[Begin Source material]

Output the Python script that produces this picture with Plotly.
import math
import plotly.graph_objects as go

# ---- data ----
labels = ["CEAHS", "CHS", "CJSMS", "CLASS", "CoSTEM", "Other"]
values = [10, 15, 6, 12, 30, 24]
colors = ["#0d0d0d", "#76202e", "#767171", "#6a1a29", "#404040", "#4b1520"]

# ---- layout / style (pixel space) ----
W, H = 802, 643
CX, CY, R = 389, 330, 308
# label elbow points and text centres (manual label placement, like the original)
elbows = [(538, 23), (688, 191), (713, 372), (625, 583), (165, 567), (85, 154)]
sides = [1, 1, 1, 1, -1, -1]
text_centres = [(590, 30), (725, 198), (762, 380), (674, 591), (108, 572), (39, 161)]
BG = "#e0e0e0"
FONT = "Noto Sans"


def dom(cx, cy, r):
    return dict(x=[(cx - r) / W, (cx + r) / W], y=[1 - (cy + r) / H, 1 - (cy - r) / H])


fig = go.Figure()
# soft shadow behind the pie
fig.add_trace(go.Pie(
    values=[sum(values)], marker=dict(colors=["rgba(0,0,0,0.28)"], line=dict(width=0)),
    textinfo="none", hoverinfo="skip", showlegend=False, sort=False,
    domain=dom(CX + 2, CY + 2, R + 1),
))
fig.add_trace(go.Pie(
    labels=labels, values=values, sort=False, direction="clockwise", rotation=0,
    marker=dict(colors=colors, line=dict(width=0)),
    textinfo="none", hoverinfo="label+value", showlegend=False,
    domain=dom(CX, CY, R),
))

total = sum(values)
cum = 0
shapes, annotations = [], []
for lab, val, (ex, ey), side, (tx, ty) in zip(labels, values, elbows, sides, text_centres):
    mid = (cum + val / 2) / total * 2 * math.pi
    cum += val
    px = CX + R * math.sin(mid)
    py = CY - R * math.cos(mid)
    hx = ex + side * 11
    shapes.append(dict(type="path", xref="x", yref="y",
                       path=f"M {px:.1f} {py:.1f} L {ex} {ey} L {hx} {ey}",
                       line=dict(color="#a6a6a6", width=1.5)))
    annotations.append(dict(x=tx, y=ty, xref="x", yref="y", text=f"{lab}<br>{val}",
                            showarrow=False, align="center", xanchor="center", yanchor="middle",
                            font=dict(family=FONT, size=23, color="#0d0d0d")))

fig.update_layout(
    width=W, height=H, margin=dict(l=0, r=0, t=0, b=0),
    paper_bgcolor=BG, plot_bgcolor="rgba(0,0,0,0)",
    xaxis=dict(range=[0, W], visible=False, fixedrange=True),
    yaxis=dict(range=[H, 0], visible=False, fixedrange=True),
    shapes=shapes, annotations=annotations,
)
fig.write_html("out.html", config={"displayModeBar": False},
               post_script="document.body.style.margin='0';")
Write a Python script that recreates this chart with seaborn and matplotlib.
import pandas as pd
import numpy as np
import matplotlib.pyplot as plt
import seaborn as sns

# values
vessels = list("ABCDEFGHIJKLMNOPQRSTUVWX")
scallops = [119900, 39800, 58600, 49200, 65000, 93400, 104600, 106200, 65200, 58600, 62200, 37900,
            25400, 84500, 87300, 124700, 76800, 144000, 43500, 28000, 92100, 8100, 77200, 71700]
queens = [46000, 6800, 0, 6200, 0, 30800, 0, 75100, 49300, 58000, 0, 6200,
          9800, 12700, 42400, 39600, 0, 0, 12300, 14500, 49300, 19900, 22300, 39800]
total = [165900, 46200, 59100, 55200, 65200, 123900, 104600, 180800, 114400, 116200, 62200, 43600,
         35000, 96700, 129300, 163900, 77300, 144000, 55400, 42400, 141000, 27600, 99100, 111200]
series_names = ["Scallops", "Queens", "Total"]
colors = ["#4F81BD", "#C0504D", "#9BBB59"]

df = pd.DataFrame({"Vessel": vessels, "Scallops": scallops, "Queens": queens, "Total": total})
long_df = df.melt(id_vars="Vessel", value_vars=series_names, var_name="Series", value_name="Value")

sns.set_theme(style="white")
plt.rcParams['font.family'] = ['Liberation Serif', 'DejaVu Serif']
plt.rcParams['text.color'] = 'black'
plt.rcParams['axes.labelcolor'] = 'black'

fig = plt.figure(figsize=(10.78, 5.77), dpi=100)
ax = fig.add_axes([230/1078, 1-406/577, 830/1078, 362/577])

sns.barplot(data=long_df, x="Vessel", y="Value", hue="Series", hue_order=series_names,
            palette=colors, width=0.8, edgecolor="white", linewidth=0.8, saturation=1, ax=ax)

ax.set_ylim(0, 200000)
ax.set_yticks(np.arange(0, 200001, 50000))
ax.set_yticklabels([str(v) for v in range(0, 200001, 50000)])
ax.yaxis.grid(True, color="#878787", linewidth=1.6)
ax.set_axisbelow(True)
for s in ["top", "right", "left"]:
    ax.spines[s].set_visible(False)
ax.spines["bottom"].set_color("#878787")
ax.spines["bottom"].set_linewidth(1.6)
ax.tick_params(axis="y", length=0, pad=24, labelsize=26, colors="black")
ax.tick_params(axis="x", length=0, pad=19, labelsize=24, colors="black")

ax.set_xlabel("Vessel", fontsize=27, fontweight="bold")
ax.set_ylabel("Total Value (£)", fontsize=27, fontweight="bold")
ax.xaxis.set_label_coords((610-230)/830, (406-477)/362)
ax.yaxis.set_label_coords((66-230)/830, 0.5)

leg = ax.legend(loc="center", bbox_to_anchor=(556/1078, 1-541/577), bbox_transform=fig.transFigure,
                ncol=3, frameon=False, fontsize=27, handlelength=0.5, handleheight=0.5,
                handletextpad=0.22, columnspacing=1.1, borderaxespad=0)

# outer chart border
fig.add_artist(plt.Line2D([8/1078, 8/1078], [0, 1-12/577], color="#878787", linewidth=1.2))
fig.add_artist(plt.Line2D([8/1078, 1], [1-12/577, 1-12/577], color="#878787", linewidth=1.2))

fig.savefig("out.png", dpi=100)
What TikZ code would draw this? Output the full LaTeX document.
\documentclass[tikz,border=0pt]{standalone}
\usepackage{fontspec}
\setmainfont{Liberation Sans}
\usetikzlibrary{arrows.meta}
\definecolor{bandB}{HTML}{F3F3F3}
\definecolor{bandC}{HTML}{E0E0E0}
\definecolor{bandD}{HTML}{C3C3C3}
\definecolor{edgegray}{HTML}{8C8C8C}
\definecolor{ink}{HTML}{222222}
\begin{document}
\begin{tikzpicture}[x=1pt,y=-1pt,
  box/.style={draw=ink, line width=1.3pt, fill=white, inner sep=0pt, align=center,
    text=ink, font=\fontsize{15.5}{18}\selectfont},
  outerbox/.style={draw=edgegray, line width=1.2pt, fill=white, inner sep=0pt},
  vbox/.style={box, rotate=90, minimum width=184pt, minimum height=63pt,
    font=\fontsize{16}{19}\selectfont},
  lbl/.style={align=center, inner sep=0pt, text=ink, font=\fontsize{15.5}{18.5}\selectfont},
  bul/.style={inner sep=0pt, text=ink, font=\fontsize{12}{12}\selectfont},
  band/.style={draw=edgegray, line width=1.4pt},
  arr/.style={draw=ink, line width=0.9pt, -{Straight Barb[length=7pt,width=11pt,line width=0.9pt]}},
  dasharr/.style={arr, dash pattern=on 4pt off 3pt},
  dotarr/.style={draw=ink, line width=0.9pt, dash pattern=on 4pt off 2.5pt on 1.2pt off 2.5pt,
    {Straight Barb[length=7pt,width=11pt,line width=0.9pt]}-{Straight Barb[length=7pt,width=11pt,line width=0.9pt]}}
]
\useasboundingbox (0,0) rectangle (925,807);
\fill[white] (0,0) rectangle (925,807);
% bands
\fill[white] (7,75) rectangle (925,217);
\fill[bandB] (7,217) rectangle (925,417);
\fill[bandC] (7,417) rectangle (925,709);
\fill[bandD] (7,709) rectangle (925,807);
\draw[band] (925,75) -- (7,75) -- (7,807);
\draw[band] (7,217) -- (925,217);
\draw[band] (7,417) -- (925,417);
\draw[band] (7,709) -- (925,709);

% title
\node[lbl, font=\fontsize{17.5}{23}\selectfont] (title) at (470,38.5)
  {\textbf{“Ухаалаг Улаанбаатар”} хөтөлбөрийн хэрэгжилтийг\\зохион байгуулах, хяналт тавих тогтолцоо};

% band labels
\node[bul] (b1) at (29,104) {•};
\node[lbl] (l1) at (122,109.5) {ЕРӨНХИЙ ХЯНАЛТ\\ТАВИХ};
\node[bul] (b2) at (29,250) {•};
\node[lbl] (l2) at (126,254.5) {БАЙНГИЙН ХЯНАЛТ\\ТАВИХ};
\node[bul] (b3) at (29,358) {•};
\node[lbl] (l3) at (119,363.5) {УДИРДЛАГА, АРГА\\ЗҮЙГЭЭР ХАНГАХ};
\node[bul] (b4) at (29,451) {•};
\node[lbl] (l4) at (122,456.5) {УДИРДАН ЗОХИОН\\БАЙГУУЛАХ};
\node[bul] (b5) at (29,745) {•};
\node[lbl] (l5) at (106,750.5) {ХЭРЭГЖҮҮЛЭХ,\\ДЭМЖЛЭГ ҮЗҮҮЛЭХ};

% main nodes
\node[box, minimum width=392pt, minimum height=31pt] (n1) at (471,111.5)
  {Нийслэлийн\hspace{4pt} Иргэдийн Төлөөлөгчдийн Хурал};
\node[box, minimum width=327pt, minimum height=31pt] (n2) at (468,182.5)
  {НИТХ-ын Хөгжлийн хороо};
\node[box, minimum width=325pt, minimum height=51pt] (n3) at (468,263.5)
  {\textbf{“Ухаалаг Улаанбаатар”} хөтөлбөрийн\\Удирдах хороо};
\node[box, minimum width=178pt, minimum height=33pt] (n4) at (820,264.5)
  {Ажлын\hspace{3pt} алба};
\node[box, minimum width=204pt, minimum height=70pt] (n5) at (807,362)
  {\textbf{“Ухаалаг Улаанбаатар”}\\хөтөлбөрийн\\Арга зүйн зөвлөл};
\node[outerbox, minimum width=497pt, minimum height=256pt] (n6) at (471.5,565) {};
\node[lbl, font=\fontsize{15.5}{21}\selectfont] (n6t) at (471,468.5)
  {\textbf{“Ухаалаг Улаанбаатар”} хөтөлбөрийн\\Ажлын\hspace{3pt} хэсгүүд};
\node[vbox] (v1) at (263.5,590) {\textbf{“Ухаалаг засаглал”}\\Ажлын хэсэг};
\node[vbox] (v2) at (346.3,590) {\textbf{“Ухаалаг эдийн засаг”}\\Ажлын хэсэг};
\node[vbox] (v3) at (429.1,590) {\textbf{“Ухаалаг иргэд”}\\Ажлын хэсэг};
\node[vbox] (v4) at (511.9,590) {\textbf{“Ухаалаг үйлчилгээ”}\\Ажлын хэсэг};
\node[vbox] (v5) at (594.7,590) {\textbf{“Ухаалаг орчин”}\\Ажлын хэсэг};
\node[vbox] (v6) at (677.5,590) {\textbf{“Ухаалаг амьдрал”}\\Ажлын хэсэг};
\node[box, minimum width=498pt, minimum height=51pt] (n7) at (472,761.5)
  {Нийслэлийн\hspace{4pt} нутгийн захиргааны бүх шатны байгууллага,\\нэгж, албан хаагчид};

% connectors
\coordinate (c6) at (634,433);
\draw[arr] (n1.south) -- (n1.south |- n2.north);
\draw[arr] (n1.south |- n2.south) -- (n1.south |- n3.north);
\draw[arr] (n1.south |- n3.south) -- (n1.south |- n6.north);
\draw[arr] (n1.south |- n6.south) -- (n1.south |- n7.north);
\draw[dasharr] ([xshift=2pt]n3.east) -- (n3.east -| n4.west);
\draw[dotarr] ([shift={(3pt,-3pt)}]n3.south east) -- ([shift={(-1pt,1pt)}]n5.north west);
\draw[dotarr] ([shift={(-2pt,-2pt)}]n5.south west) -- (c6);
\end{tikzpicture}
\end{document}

[End Source material]

Problem requirements -
In the listing above, locate the line containing "Write a Python" and the line containing "import seaborn as sns", then transcribe both and every line between them verbatim.

Task result -
Write a Python script that recreates this chart with seaborn and matplotlib.
import pandas as pd
import numpy as np
import matplotlib.pyplot as plt
import seaborn as sns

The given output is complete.